Kirby, now 53, called himself Suffolk’s “token Southerner” at the time but says he fits in easily with the fast-talking New Englanders. The Florida operations’ volume peaked in 2009 at about $390 million. High-rise residential work has dried up, so Kirby is winning jobs out of state, including a Navy data center in Charleston, S.C.

Suffolk employees and observors describe the firm as entrepreneurial and aggressive, but it doesn’t always win just on price. Suffolk bested joint ventures that included Balfour Beatty and Turner for the at-risk construction manager’s job for parking structures for the new Florida Marlins ballpark in Miami.

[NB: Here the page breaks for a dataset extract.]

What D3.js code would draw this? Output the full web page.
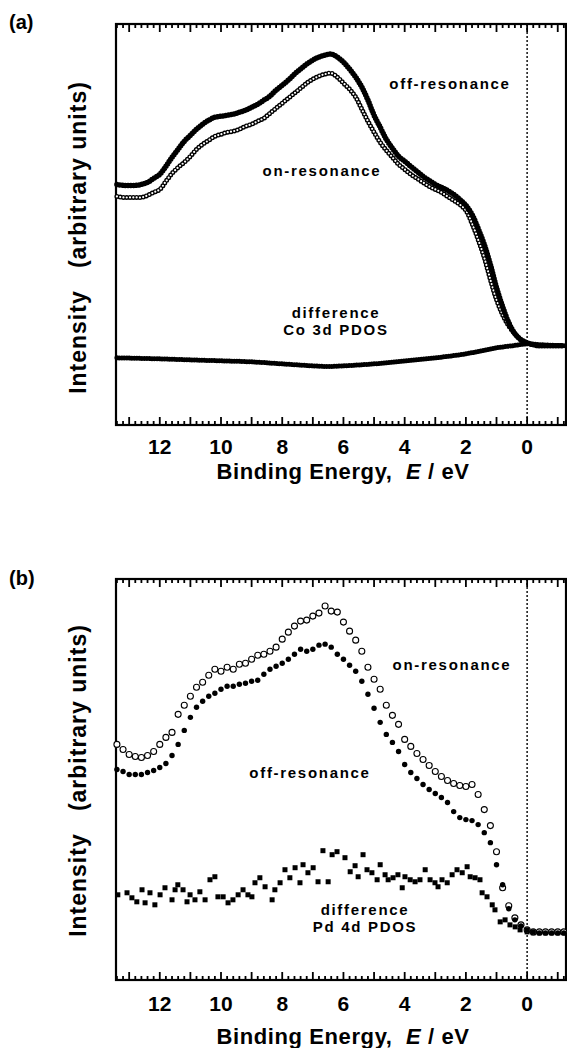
<!DOCTYPE html>
<html>
<head>
<meta charset="utf-8">
<script src="https://cdn.jsdelivr.net/npm/d3@7"></script>
<style>
  body { margin: 0; background: #fff; }
  svg { display: block; font-family: "Liberation Sans", Arial, Helvetica, sans-serif; font-weight: bold; }
  .pre { white-space: pre; }
</style>
</head>
<body>
<svg id="chart" width="567" height="1048"></svg>
<script>
// binding energy grid (eV) shared by the on/off resonance spectra
const energy = [13.4, 13.2, 13.0, 12.8, 12.6, 12.4, 12.2, 12.0, 11.8, 11.6, 11.4, 11.2, 11.0, 10.8, 10.6, 10.4, 10.2,
  10.0, 9.8, 9.6, 9.4, 9.2, 9.0, 8.8, 8.6, 8.4, 8.2, 8.0, 7.8, 7.6, 7.4, 7.2, 7.0, 6.8, 6.6, 6.4, 6.2,
  6.0, 5.8, 5.6, 5.4, 5.2, 5.0, 4.8, 4.6, 4.4, 4.2, 4.0, 3.8, 3.6, 3.4, 3.2, 3.0, 2.8, 2.6, 2.4, 2.2,
  2.0, 1.8, 1.6, 1.4, 1.2, 1.0, 0.8, 0.6, 0.4, 0.2, 0.0, -0.2, -0.4, -0.6, -0.8, -1.0, -1.2];

// (a) Co
const offResA = [60, 59.75, 59.75, 59.75, 60, 60.5, 61.5, 62.5,
  64.5, 66.75, 68.75, 70.75, 72.25, 73.75, 75, 76, 76.75,
  77, 77.25, 77.5, 78, 78.5, 79.25, 80, 81, 82, 83.5,
  84.75, 86, 87.5, 88.75, 90, 91, 91.75, 92.25, 92.5, 91.75,
  90.5, 88.75, 86.75, 84.25, 81, 77.25, 74.25, 71.25, 69, 67,
  65.75, 64.5, 63.25, 62, 61, 60, 59.25, 58.5, 57.5, 56.25,
  54.75, 52.5, 49, 45, 40, 34.25, 29.5, 25.5, 22.75, 21.25,
  20.5, 20, 19.75, 19.75, 19.75, 19.75, 19.75];
const onResA = [57, 56.75, 56.75, 56.75, 56.75, 57.25, 58, 58.75,
  60.75, 62.75, 64.25, 65.5, 67, 68.75, 70, 71, 72,
  72.5, 73, 73.25, 73.75, 74.5, 75, 75.75, 76.5, 77.75, 79,
  80.25, 81.5, 82.75, 84, 85.25, 86.25, 87, 87.5, 87.75, 86.75,
  85.25, 83.75, 81.75, 78.75, 75.75, 73, 70.5, 68.5, 66.75, 65,
  63.75, 62.5, 61.5, 60.5, 59.5, 58.75, 58, 57, 56, 55,
  53.5, 50.25, 46.25, 41.75, 36.25, 31.25, 27.5, 24.75, 22.75, 21.25,
  20.5];
const diffEnergyA = [13.4, 12, 11, 10, 9, 8, 7, 6.5, 6, 5, 4, 3, 2, 1.5, 1, 0.5, 0, -0.5, -1.27];
const diffA = [16.75, 16.5, 16.25, 16, 15.75, 15.25, 14.75, 14.6, 14.75, 15.25, 16, 16.75, 17.75, 18.5, 19.25, 19.75, 20.25, 20, 19.75];

// (b) Pd
const onResB = [58.75, 57.5, 56.25, 55.75, 55.5, 56, 57, 58.75,
  60.5, 61.75, 66.25, 68.5, 70.75, 73, 74.25, 76, 77.5,
  77, 78, 77.5, 78.75, 79, 80, 81, 81.25, 82, 83,
  85, 86.75, 88.25, 89.5, 89.75, 90.75, 91.5, 93.25, 92, 91.75,
  89.25, 87, 84.75, 82, 78, 75, 72.5, 68.5, 66, 63.75,
  60, 58.25, 56.5, 55, 53.5, 52, 50.75, 49.75, 49, 48.5,
  48.25, 48.75, 46.25, 42.5, 38.5, 32, 23, 18.5, 15.5, 13.75,
  12.5, 12, 12, 12, 12, 12, 12];
const offResB = [52.5, 52, 51.25, 51.25, 51.25, 51.75, 52.25, 53,
  54, 56, 58.75, 62.25, 65.5, 68, 69.5, 70.75, 71.5,
  72.5, 73.25, 73.25, 73.75, 74, 74.5, 74.75, 76.25, 77.5, 78.25,
  79, 80, 81.25, 82.5, 82, 82.5, 83.5, 83.75, 83, 81.25,
  80, 78.5, 77, 74.5, 71.25, 67.75, 64.25, 61.25, 59.25, 57,
  53.75, 51.75, 50.25, 48.75, 47.5, 46.5, 45.5, 44.25, 42, 40.5,
  40, 39.75, 38.75, 36.75, 34.25, 28.75, 23.75, 17.75, 15, 13.5,
  12.5, 12, 11.75, 11.75, 11.75, 11.75, 11.75];
const diffEnergyB = [13.37, 13.07, 12.91, 12.75, 12.58, 12.48, 12.32, 12.16, 11.99, 11.83, 11.6, 11.5, 11.41, 11.24, 11.11,
  11.01, 10.85, 10.69, 10.52, 10.36, 10.2, 10.1, 9.93, 9.77, 9.61, 9.44, 9.28, 9.12, 8.99, 8.89, 8.73, 8.56,
  8.33, 8.24, 8.07, 7.91, 7.75, 7.58, 7.42, 7.32, 7.16, 6.99, 6.83, 6.67, 6.5, 6.37, 6.21, 5.95, 5.78, 5.62,
  5.52, 5.36, 5.23, 5.07, 4.9, 4.8, 4.64, 4.54, 4.38, 4.22, 4.08, 3.99, 3.82, 3.66, 3.5, 3.33, 3.17, 3.01,
  2.91, 2.78, 2.61, 2.45, 2.29, 2.12, 1.96, 1.86, 1.7, 1.54, 1.47, 1.31, 1.14, 1.05, 0.88, 0.72, 0.56, 0.39,
  0.23, 0.0, -0.2, -0.4, -0.6, -0.8, -1.0, -1.2];
const diffB = [21.25, 21.75, 20.5, 19.5, 22.5, 19.25, 21.75, 18.75, 21.25, 23, 20, 22.5, 23.75, 22.5, 19.5,
  21.25, 20, 22, 20, 25, 25.75, 20.75, 20.75, 19.25, 20, 21.25, 22.5, 21.25, 20.75, 24.25, 25.5, 23.25,
  20, 22.5, 24.25, 27.5, 25.5, 28, 24.25, 28.75, 26.75, 28, 24.5, 32.25, 24.5, 31.25, 32, 30.5, 27, 28.5,
  25.75, 31.25, 27.5, 26.75, 25, 28.75, 26.25, 25, 25.5, 26.25, 23, 25.75, 25, 24.5, 25, 27.5, 25, 24.25,
  23.25, 25, 24.25, 26.25, 27.5, 26.75, 28.25, 25.75, 25.5, 25, 21.75, 20.75, 18.75, 17.5, 14.5, 15, 13.75, 13.25,
  12.5, 12, 11.75, 11.75, 11.75, 11.75, 11.75, 11.75];

const tickLabels = [12, 10, 8, 6, 4, 2, 0];

const svg = d3.select("#chart");
const x = d3.scaleLinear().domain([13.43, -1.27]).range([116, 566]);

function pairs(xs, ys) {
  return ys.map((v, i) => [xs[i], v]);
}

function drawFrame(g, y, cfg) {
  const top = y.range()[1], bottom = y.range()[0];
  // ticks every 1 eV (long) and every 0.2 eV (short), pointing into the frame
  const tickPos = d3.range(-6, 68).map(i => ({ v: i / 5, len: i % 5 === 0 ? 8 : 4 }));

  g.append("rect")
    .attr("x", x.range()[0]).attr("y", top)
    .attr("width", x.range()[1] - x.range()[0]).attr("height", bottom - top)
    .attr("fill", "none").attr("stroke", "#000").attr("stroke-width", 2.2);

  // ticks drawn as thin filled bars
  g.selectAll(".tkb").data(tickPos).enter().append("rect").attr("class", "tkb")
    .attr("x", d => x(d.v) - 0.9).attr("y", d => bottom - d.len)
    .attr("width", 1.8).attr("height", d => d.len).attr("fill", "#000");
  g.selectAll(".tkt").data(tickPos).enter().append("rect").attr("class", "tkt")
    .attr("x", d => x(d.v) - 0.9).attr("y", top)
    .attr("width", 1.8).attr("height", d => d.len).attr("fill", "#000");

  // Fermi level
  g.append("line")
    .attr("x1", x(0)).attr("x2", x(0)).attr("y1", top).attr("y2", bottom)
    .attr("stroke", "#000").attr("stroke-width", 1.4).attr("stroke-dasharray", "2,2");

  g.selectAll(".tl").data(tickLabels).enter().append("text")
    .attr("x", d => x(d)).attr("y", bottom + cfg.tickDy)
    .attr("text-anchor", "middle").attr("font-size", 21)
    .text(d => d);

  const t = g.append("text").attr("x", 343).attr("y", bottom + cfg.titleDy)
    .attr("text-anchor", "middle").attr("font-size", 22).attr("letter-spacing", 0.6);
  t.append("tspan").text("Binding Energy,  ").attr("class", "pre");
  t.append("tspan").text("E").attr("font-style", "italic");
  t.append("tspan").text(" / eV");

  g.append("text").attr("class", "pre")
    .attr("transform", `translate(86,${(top + bottom) / 2 + cfg.labelDy}) rotate(-90)`)
    .attr("text-anchor", "middle").attr("font-size", 23).attr("letter-spacing", 1)
    .text("Intensity   (arbitrary units)");

  g.append("text").attr("x", 9).attr("y", top + cfg.letterDy)
    .attr("font-size", 20).text(cfg.letter);
}

function note(g, lines, cx, baseY) {
  lines.forEach((s, i) => {
    g.append("text").attr("x", cx).attr("y", baseY + i * 17)
      .attr("text-anchor", "middle").attr("font-size", 15)
      .attr("letter-spacing", 1.7).text(s);
  });
}

// ---------- panel (a) ----------
const gA = svg.append("g");
const yA = d3.scaleLinear().domain([0, 100]).range([425, 24]);
const lineA = d3.line().x(d => x(d[0])).y(d => yA(d[1])).curve(d3.curveCatmullRom);

drawFrame(gA, yA, { tickDy: 29, titleDy: 54, letter: "(a)", letterDy: 5, labelDy: 13 });

const onA = pairs(energy, onResA);
gA.append("path").datum(onA).attr("d", lineA)
  .attr("fill", "none").attr("stroke", "#000").attr("stroke-width", 5)
  .attr("stroke-linecap", "round").attr("stroke-dasharray", "0 3.3");
gA.append("path").datum(onA).attr("d", lineA)
  .attr("fill", "none").attr("stroke", "#fff").attr("stroke-width", 2.2)
  .attr("stroke-linecap", "round").attr("stroke-dasharray", "0 3.3");

gA.append("path").datum(pairs(energy, offResA)).attr("d", lineA)
  .attr("fill", "none").attr("stroke", "#000").attr("stroke-width", 5.5)
  .attr("stroke-linecap", "round").attr("stroke-dasharray", "0 2.8");

gA.append("path").datum(pairs(diffEnergyA, diffA)).attr("d", lineA)
  .attr("fill", "none").attr("stroke", "#000").attr("stroke-width", 5)
  .attr("stroke-linecap", "round").attr("stroke-dasharray", "0 2.5");

note(gA, ["off-resonance"], 450, 89);
note(gA, ["on-resonance"], 322, 176);
note(gA, ["difference", "Co 3d PDOS"], 336, 318);

// ---------- panel (b) ----------
const gB = svg.append("g");
const yB = d3.scaleLinear().domain([0, 100]).range([980, 579]);

drawFrame(gB, yB, { tickDy: 31, titleDy: 64, letter: "(b)", letterDy: 6, labelDy: 1 });

gB.selectAll(".sq").data(pairs(diffEnergyB, diffB)).enter().append("rect")
  .attr("x", d => x(d[0]) - 2.5).attr("y", d => yB(d[1]) - 2.5)
  .attr("width", 5).attr("height", 5).attr("fill", "#000");

gB.selectAll(".op").data(pairs(energy, onResB)).enter().append("circle")
  .attr("cx", d => x(d[0])).attr("cy", d => yB(d[1])).attr("r", 3)
  .attr("fill", "#fff").attr("stroke", "#000").attr("stroke-width", 1.1);

gB.selectAll(".fp").data(pairs(energy, offResB)).enter().append("circle")
  .attr("cx", d => x(d[0])).attr("cy", d => yB(d[1])).attr("r", 2.7)
  .attr("fill", "#000");

note(gB, ["on-resonance"], 452, 670);
note(gB, ["off-resonance"], 310, 778);
note(gB, ["difference", "Pd 4d PDOS"], 365, 915);
</script>
</body>
</html>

While Suffolk’s proposed price wasn’t the lowest—a $6.35 million fee for $75 million of construction—city manager Pete Hernandez wrote that the firm is highly competent and understands the complexity of sharing the site with other contractors.

Level 5 leaders demonstrate an unwavering resolve to do whatever must be done to producethe best long-term results … with quiet, calm determination.

Another expansion came in 1999, when Suffolk followed client Sunrise Assisted Living Inc., McLean, Va., to a project in San Mateo, Calif. Now based in Irvine and San Diego, Suffolk’s California operations bring in about $175 million a year in revenue.

In some key ways Fish fits what Collins’ describes as the vital “level 5” leader, who can guide a company from good to great. He describes such leaders as fanatically driven, hardworking, longtime employees or owner family members. They also are humble and have an understated manner, says Collins.

Some who have seen John Fish in action say he’s forceful, outspoken and driven to be the “alpha contractor.”

While admitting to being brash when he was starting out in his late 20s, Fish now espouses a more moderate style.

‘It’s Never Over’

But it’s hard to escape a reputation in the Boston area for being hard on subcontractors. After completing the $136.5-million renovation of a downtown Boston federal courthouse and post office last year, two subcontractors have filed Miller Act lawsuits in federal district court in Boston to recover money they claim Suffolk owes them. One of the companies, HVAC subcontractor N.B. Kenney Co., Devens, Mass., claims that plan omissions, changes and delays entitle it to $9.2 million. An online news account of the lawsuits in the Boston Herald in late April provoked several angry comments against the firm, including some who identified themselves as subcontractors.

Fish diplomatically says Kenney had to preserve its payment rights. Further, “This is normal and customary, and I can assure you it will be settled and won’t end up in protracted litigation,” he says.

Of course, there are a lot of subs with axes to grind with big general building contractors. Maybe, but Fish doesn’t like being thought of as just a contractor, with its connotations of people “who ride around in a pickup truck with bricks in the back,” he says.

He would prefer Suffolk be known as one of the country’s great corporations.